- Available data:
○ ○ ○
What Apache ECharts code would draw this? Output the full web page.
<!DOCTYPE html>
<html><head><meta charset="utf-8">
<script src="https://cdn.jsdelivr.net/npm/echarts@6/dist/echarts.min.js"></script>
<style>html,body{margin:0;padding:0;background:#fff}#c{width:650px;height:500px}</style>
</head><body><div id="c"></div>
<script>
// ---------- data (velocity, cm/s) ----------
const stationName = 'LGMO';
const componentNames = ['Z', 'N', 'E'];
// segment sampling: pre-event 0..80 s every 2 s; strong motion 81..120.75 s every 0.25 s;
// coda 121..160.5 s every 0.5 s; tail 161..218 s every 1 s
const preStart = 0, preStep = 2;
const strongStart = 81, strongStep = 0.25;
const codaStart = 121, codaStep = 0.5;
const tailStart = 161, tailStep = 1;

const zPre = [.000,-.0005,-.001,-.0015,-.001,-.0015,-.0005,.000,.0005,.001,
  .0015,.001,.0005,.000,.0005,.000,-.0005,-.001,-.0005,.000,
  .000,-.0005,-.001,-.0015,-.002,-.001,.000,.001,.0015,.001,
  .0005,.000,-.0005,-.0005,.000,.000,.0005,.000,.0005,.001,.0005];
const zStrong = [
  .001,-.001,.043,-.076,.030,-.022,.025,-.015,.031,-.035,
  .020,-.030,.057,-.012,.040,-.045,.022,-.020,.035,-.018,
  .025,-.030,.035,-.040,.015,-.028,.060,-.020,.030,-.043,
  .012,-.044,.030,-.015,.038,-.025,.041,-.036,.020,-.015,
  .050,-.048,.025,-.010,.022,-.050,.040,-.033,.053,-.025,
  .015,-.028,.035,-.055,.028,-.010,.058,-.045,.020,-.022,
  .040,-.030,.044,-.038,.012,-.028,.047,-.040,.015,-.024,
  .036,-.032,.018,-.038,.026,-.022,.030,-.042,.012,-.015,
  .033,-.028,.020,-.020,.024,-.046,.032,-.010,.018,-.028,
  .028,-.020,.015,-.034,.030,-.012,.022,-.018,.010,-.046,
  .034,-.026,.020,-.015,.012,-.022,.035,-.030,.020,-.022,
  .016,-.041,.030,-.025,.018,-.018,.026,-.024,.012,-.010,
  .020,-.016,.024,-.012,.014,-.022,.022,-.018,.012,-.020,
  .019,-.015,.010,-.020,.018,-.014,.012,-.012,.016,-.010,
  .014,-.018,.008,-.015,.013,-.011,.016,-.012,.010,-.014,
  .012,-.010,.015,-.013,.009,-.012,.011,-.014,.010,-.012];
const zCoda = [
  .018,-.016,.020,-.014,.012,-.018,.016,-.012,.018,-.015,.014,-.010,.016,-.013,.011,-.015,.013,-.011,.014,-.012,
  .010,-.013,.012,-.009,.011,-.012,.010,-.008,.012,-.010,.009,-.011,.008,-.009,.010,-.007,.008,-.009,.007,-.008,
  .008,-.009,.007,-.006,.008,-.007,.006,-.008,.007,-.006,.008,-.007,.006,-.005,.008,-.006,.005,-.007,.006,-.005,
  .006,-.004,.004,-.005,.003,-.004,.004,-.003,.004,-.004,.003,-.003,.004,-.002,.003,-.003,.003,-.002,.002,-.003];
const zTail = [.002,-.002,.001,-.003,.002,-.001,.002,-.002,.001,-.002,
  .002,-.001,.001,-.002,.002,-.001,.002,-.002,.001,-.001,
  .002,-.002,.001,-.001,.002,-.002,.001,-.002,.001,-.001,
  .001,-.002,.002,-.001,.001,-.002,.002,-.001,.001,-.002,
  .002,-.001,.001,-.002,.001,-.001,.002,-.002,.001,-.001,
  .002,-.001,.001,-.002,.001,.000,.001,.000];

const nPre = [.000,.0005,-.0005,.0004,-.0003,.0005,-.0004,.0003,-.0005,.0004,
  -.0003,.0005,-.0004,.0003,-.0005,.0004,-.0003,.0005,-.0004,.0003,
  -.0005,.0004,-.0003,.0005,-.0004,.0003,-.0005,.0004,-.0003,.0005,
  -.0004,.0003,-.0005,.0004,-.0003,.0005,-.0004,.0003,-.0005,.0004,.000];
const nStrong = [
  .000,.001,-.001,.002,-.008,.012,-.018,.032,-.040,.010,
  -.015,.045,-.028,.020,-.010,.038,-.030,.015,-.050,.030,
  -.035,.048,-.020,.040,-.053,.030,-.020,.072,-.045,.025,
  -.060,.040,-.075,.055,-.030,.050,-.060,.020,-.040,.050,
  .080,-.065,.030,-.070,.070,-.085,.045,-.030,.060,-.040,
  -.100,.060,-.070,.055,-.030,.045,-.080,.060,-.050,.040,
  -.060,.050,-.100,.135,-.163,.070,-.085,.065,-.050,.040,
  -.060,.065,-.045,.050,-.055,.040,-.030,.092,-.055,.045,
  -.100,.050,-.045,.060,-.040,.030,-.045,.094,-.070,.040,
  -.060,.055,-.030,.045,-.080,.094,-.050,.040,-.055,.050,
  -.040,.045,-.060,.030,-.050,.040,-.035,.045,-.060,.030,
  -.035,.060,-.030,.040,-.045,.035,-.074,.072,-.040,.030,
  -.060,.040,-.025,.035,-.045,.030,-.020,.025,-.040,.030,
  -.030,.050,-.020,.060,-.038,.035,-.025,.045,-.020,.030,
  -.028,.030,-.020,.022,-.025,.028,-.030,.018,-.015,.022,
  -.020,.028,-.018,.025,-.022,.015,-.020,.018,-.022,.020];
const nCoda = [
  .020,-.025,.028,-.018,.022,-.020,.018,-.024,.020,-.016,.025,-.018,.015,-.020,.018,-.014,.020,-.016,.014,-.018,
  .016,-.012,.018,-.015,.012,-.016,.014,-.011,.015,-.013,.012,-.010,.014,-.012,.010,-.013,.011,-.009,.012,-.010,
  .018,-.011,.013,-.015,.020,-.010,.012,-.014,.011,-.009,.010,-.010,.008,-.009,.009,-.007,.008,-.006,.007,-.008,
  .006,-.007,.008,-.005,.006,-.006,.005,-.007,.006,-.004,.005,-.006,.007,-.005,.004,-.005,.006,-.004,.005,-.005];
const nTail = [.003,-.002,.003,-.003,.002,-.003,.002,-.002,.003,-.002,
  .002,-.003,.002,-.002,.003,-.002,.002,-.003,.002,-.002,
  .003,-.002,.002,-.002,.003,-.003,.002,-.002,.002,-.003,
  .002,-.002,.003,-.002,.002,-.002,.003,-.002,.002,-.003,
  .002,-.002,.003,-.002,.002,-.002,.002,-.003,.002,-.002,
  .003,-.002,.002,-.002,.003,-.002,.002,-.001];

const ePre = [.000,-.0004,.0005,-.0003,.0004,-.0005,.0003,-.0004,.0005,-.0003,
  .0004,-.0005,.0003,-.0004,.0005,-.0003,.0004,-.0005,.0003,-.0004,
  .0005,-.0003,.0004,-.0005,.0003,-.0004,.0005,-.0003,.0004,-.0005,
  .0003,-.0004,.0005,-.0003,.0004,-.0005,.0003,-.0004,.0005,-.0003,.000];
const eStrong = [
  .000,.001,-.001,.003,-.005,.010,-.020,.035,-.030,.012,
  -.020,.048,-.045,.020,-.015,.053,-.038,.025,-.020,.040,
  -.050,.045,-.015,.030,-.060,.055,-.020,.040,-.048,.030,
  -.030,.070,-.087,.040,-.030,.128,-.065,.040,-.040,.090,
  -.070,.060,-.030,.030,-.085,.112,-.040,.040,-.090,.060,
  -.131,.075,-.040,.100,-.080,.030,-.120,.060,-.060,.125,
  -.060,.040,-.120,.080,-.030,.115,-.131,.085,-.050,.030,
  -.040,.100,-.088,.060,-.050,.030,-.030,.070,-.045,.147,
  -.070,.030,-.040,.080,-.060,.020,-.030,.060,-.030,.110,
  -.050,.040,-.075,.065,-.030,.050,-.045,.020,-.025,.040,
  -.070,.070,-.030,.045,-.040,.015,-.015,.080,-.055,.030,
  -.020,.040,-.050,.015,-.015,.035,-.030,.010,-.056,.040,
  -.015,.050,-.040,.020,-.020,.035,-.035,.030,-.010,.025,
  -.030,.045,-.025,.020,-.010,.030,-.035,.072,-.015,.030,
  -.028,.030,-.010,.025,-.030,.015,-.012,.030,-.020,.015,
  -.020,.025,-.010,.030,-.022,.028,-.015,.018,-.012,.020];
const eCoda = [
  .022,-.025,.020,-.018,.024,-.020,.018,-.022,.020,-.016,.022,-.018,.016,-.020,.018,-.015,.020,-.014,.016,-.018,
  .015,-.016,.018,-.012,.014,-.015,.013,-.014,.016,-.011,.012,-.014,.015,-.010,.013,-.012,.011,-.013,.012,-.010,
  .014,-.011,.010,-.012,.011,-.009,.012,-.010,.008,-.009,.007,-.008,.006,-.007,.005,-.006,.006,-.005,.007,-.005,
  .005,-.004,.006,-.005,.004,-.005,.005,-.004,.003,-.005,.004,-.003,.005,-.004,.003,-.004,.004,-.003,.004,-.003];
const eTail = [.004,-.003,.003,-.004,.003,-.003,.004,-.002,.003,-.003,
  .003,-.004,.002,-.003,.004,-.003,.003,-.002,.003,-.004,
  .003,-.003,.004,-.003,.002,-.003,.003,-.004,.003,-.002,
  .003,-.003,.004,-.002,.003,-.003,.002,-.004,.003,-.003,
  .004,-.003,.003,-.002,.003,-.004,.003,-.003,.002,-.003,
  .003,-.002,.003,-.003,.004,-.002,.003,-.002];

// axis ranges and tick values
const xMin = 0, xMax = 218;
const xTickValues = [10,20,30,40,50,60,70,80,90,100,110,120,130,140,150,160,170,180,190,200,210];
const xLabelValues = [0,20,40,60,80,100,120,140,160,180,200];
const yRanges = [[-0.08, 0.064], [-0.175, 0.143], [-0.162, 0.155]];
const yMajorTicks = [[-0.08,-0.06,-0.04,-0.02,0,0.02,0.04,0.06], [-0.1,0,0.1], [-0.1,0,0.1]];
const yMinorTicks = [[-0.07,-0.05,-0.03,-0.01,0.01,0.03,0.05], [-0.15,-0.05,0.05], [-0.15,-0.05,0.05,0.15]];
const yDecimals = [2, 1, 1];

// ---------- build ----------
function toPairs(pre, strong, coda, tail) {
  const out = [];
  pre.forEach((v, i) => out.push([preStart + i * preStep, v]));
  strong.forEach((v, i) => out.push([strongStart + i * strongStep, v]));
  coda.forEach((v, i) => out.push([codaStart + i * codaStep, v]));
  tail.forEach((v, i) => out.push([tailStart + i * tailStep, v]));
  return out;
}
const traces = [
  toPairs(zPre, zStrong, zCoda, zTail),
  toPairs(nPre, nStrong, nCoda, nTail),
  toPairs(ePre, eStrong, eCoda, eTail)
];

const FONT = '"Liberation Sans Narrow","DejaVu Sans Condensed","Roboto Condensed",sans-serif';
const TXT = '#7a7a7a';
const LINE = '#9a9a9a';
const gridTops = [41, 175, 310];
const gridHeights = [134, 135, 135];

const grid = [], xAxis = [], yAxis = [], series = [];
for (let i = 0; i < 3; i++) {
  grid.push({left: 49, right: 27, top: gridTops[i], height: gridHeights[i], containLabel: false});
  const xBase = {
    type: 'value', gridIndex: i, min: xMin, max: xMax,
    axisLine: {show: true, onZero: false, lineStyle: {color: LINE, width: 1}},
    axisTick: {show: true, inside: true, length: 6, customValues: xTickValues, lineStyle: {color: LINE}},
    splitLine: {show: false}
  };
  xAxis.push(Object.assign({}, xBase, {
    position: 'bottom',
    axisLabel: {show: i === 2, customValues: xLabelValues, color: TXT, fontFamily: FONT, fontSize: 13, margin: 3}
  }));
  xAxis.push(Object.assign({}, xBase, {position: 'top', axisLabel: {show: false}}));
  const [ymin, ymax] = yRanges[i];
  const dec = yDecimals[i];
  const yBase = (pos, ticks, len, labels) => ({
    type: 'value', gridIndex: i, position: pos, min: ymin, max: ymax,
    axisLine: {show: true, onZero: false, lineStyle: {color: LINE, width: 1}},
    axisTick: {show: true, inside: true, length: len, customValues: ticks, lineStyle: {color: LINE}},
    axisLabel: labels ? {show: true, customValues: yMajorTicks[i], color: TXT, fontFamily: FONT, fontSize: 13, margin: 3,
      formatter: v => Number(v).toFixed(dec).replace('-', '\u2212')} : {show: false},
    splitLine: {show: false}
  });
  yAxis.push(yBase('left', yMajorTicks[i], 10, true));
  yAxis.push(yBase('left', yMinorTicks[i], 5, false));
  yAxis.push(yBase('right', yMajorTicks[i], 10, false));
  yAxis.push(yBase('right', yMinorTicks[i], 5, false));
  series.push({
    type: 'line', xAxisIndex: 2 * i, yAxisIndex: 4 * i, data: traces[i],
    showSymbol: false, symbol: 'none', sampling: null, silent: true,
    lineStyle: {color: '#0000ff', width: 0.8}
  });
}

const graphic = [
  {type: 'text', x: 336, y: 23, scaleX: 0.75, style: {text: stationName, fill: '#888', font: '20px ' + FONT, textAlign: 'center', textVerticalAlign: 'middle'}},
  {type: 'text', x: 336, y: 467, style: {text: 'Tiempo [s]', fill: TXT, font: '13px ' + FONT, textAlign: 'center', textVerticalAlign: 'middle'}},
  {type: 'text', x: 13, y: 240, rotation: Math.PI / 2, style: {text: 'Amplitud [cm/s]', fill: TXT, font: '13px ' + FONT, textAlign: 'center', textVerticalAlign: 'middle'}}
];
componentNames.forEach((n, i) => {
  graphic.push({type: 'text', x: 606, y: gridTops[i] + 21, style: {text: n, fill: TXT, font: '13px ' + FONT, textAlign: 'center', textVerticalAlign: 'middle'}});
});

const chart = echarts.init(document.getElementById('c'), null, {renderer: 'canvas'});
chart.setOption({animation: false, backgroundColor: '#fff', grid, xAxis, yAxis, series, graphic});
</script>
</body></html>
○ ○ ○
- The request: From the first line above through the line that contains "const tailStart = 161, tailStep = 1;", quote each line exactly. Output nothing more.

- Response:
What Apache ECharts code would draw this? Output the full web page.
<!DOCTYPE html>
<html><head><meta charset="utf-8">
<script src="https://cdn.jsdelivr.net/npm/echarts@6/dist/echarts.min.js"></script>
<style>html,body{margin:0;padding:0;background:#fff}#c{width:650px;height:500px}</style>
</head><body><div id="c"></div>
<script>
// ---------- data (velocity, cm/s) ----------
const stationName = 'LGMO';
const componentNames = ['Z', 'N', 'E'];
// segment sampling: pre-event 0..80 s every 2 s; strong motion 81..120.75 s every 0.25 s;
// coda 121..160.5 s every 0.5 s; tail 161..218 s every 1 s
const preStart = 0, preStep = 2;
const strongStart = 81, strongStep = 0.25;
const codaStart = 121, codaStep = 0.5;
const tailStart = 161, tailStep = 1;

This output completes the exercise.